Plotting code records
= = = = =

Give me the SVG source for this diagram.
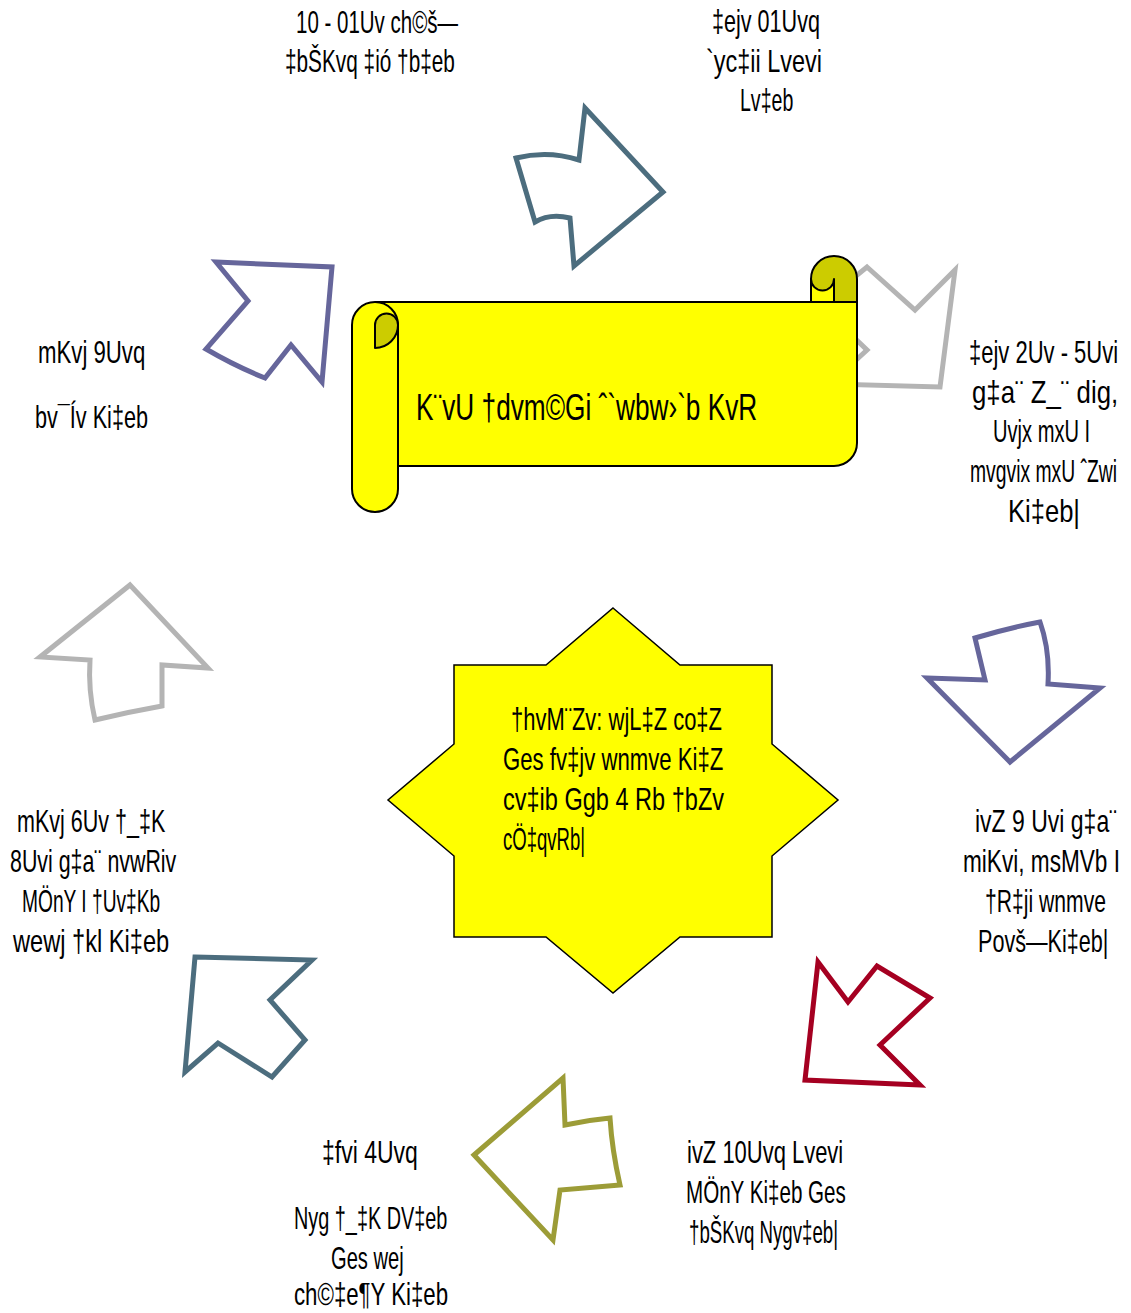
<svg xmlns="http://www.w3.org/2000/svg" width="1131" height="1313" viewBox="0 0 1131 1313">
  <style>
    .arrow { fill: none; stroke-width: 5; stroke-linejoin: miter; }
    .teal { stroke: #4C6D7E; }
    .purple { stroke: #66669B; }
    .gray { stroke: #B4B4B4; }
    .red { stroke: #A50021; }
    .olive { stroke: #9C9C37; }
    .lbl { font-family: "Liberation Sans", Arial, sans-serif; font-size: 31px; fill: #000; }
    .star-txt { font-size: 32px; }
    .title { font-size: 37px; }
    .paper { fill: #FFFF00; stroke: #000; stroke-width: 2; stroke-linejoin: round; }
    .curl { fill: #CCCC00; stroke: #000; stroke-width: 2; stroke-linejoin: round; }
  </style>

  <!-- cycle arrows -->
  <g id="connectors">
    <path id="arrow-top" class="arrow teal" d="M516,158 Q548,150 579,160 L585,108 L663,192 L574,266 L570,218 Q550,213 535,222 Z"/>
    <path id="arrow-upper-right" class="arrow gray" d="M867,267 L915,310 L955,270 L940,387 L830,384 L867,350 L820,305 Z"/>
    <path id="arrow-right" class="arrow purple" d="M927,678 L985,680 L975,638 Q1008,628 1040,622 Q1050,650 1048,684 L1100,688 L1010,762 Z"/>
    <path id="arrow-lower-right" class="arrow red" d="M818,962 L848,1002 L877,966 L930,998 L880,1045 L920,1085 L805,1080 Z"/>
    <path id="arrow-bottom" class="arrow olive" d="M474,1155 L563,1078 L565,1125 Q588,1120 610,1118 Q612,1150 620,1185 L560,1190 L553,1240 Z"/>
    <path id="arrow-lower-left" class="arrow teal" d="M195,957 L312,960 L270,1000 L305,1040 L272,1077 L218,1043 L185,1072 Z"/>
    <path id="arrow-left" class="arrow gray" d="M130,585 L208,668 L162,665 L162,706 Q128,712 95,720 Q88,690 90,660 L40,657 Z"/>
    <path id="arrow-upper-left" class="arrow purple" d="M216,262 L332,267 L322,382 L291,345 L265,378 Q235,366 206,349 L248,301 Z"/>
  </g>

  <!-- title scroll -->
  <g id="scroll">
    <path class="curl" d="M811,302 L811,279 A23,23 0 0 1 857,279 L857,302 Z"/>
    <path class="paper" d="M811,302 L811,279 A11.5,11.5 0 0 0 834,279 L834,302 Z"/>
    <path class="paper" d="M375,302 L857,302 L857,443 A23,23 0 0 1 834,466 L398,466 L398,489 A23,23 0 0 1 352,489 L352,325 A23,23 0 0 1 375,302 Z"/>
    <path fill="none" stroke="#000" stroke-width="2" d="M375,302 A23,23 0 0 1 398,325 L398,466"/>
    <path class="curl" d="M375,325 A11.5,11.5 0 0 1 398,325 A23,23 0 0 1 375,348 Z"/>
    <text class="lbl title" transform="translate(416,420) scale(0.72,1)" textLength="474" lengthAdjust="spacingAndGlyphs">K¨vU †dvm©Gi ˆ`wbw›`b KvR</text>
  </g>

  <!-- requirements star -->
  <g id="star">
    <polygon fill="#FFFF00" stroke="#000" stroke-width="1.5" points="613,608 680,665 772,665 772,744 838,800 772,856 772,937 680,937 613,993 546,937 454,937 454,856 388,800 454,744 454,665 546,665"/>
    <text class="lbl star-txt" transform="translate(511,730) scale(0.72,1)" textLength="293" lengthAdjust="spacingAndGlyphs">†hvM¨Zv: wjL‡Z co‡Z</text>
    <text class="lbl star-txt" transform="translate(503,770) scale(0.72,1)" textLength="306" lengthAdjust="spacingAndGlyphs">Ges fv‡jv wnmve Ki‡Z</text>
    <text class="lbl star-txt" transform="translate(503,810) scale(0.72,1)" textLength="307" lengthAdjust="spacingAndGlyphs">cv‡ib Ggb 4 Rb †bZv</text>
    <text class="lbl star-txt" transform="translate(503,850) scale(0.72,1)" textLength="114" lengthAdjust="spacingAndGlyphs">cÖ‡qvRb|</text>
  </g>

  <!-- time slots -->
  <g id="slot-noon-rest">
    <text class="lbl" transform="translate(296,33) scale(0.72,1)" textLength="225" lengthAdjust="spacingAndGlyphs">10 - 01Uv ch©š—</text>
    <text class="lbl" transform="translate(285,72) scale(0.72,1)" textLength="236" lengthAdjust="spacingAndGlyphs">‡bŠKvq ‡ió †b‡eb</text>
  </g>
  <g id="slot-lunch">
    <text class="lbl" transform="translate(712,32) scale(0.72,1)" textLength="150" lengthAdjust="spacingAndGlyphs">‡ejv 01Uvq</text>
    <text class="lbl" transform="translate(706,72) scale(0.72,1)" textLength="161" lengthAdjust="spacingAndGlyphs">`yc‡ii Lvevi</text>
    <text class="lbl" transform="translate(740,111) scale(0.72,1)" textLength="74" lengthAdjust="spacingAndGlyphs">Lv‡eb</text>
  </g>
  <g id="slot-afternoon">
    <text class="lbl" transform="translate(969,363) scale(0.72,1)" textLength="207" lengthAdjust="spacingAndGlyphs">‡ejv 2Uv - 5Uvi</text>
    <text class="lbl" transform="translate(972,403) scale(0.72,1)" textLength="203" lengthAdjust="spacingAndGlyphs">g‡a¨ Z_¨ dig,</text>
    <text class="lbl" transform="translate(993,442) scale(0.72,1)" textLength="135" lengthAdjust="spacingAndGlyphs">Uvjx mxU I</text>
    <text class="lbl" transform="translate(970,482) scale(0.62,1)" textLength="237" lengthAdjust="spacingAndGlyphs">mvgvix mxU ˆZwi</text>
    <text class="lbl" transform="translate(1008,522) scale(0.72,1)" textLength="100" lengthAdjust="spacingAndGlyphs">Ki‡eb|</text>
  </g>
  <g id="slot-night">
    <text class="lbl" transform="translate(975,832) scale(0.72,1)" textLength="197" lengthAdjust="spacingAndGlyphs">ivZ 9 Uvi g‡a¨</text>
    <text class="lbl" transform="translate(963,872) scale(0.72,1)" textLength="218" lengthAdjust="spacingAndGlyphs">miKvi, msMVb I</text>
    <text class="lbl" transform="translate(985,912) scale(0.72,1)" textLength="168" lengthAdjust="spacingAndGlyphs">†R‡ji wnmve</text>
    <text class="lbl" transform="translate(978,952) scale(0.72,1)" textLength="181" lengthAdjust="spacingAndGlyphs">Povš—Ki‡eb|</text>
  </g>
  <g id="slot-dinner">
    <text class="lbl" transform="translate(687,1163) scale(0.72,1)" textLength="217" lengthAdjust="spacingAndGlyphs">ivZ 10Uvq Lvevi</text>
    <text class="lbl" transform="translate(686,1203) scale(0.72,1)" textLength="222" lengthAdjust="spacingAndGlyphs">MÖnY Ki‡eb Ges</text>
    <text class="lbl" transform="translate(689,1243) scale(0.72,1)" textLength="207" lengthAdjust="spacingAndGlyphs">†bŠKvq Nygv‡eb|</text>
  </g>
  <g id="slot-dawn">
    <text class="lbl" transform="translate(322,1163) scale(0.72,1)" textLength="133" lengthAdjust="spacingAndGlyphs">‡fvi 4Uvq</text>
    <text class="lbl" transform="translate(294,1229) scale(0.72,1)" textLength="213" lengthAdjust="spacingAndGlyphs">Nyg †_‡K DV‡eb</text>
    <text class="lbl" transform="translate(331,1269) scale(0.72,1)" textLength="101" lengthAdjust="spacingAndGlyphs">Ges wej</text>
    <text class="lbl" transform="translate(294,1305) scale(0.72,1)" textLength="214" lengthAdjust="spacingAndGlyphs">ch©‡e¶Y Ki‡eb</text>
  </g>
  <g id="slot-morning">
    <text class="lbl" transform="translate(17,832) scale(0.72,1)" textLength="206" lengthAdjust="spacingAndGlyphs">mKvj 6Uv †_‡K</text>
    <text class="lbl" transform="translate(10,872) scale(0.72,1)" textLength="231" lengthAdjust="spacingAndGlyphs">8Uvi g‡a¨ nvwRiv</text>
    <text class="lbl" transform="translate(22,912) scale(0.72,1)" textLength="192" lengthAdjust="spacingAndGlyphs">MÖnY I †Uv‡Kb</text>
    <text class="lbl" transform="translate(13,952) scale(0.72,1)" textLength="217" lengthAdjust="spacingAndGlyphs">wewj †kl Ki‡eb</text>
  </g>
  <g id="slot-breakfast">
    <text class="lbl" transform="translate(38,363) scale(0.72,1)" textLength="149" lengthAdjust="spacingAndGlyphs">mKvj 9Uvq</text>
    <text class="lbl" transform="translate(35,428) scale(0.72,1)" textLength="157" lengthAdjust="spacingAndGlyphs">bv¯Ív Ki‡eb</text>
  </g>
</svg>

= = = = =

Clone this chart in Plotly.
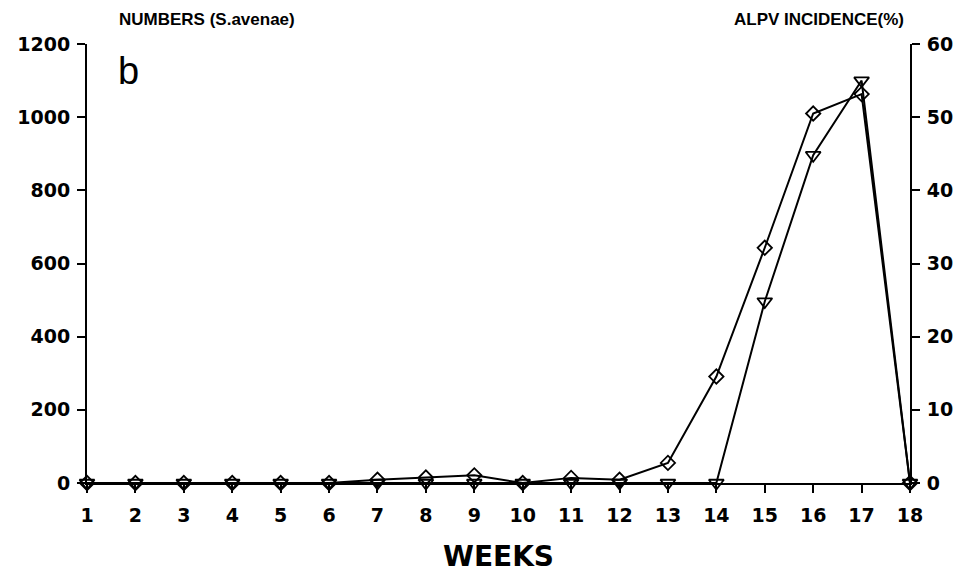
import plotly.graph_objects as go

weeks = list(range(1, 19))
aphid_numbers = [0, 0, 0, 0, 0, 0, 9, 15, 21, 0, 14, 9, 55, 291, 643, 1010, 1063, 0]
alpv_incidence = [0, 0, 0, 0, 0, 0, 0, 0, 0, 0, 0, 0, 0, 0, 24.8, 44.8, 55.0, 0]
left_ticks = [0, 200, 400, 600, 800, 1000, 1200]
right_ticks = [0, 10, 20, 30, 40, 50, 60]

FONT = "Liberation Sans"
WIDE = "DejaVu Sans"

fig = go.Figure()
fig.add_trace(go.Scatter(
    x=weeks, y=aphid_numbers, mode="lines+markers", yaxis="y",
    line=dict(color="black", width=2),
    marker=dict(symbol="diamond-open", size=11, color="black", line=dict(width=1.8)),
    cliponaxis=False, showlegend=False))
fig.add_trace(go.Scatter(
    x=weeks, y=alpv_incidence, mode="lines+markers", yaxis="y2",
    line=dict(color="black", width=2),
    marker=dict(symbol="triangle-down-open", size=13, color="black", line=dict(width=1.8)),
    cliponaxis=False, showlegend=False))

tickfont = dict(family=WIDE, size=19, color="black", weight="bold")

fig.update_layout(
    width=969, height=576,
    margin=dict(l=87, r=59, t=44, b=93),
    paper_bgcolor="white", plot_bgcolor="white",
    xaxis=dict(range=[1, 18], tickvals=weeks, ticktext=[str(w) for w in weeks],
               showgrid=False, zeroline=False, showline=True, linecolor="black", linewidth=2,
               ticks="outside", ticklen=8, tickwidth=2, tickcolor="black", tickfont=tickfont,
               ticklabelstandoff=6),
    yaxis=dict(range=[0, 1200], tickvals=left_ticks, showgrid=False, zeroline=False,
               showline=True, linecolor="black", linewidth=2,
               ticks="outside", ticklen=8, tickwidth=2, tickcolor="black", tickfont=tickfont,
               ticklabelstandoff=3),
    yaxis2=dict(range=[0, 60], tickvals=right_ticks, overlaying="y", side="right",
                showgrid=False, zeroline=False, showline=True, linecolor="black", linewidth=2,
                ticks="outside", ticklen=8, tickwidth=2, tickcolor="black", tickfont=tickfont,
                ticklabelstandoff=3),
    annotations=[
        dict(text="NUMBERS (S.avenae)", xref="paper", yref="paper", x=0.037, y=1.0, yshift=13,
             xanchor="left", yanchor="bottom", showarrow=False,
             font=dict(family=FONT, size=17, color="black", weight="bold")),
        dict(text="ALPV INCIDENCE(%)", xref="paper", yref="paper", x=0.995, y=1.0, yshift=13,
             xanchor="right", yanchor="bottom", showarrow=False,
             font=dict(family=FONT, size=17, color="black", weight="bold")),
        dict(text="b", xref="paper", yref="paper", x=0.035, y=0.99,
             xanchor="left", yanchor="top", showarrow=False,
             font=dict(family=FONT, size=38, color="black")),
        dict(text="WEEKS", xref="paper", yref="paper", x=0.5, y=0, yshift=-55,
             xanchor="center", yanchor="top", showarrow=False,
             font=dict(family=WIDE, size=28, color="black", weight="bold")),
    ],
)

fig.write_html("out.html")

= = = = =

* [Work to do] Starting at the line that contains "Clone this chart in Plotly." and ending at the line that contains "import plotly.graph_objects as go", give the lines again exactly. Do not include the pictures.

* [Written response]
Clone this chart in Plotly.
import plotly.graph_objects as go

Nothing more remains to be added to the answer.